Lehmann conceded his former skipper would essentially be running the show, with Ponting's knowledge of the T20 circuit from his coaching in India (he is now head coach of Delhi Daredvils) and his coverage of the Big Bash second to none.
Now, with Lehmann set to finish up after the 2019 Ashes, it would be foolish to ignore Ponting's claims for the position, should it be something he craves. Perhaps his greatest competition for the role will come from his close friend Justin Langer, who continues to build an enviable track record as a coach in the west.
"I'm starting to get back into the game again," Ponting said with notable vigour towards the end of his speech. "A little bit of commentary with the Big Bash has been a lot of fun.
"Being back involved with the T20 team over the last couple of weeks has been absolutely incredible, and to see the way the next generation of Australian cricketers are playing, is very, very exciting for me."
Ponting was as much a man of action as words throughout his storied career but he has become increasingly garrulous; in commentary, he speaks quickly and expertly, hammering the listener with brilliant insights they could be excused for taking a moment to compute.
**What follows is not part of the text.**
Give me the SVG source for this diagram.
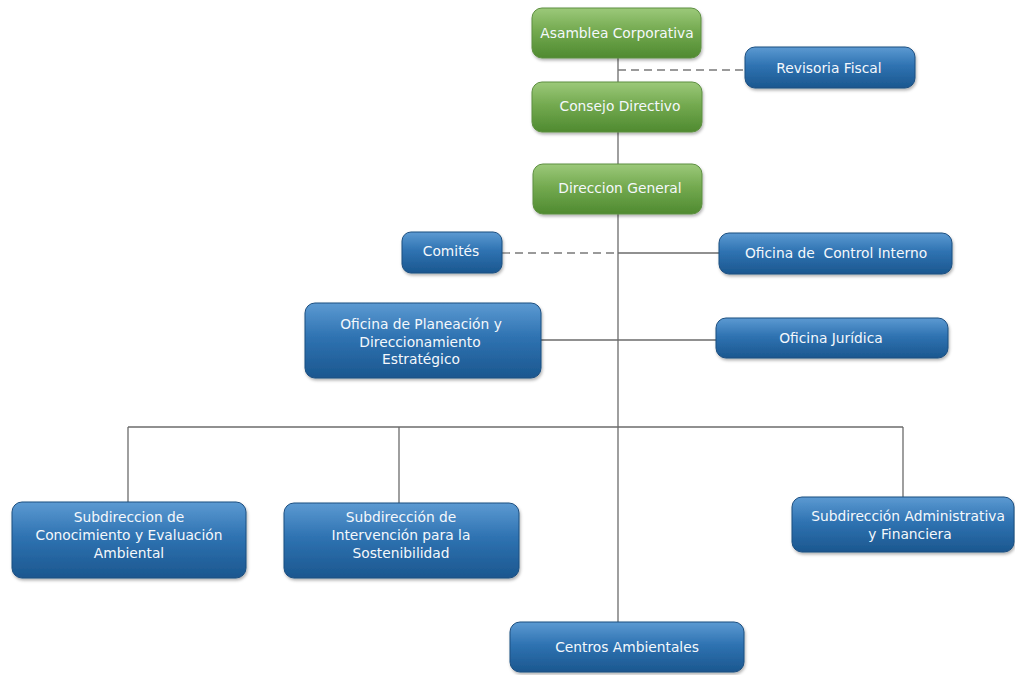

But last night was different. The tempo and the verbosity was still there, but the insights made way for self-reflection and there was a trace of eloquence in his words as he took us on a journey through his past, all the way back to the early 1980s, when a scruffy-haired kid rode his BMX through the northern suburbs of Launceston looking for a cricket match.
"I'd read in the paper where the team was playing that day and ride to the venue," he reflected. "I'd be there before the players turned up, waiting at the changeroom door.
"And when the door opened I'd go and find my spot in the dressing room … I was the first one there and the last one to leave as an eight-year-old annoying the hell out of all the A-Grade boys.
"That's where I got to learn the game. That's where my passion for the game started."
Where it takes him next is of course still to be seen, however those competitive juices are sure to be stirred as he takes further strides in the coaching world, and it is no giant leap to envisage Australia's 2019-20 summer beginning with a familiar face sitting in the coaches' box, observing the goings on with a critical, expert eye.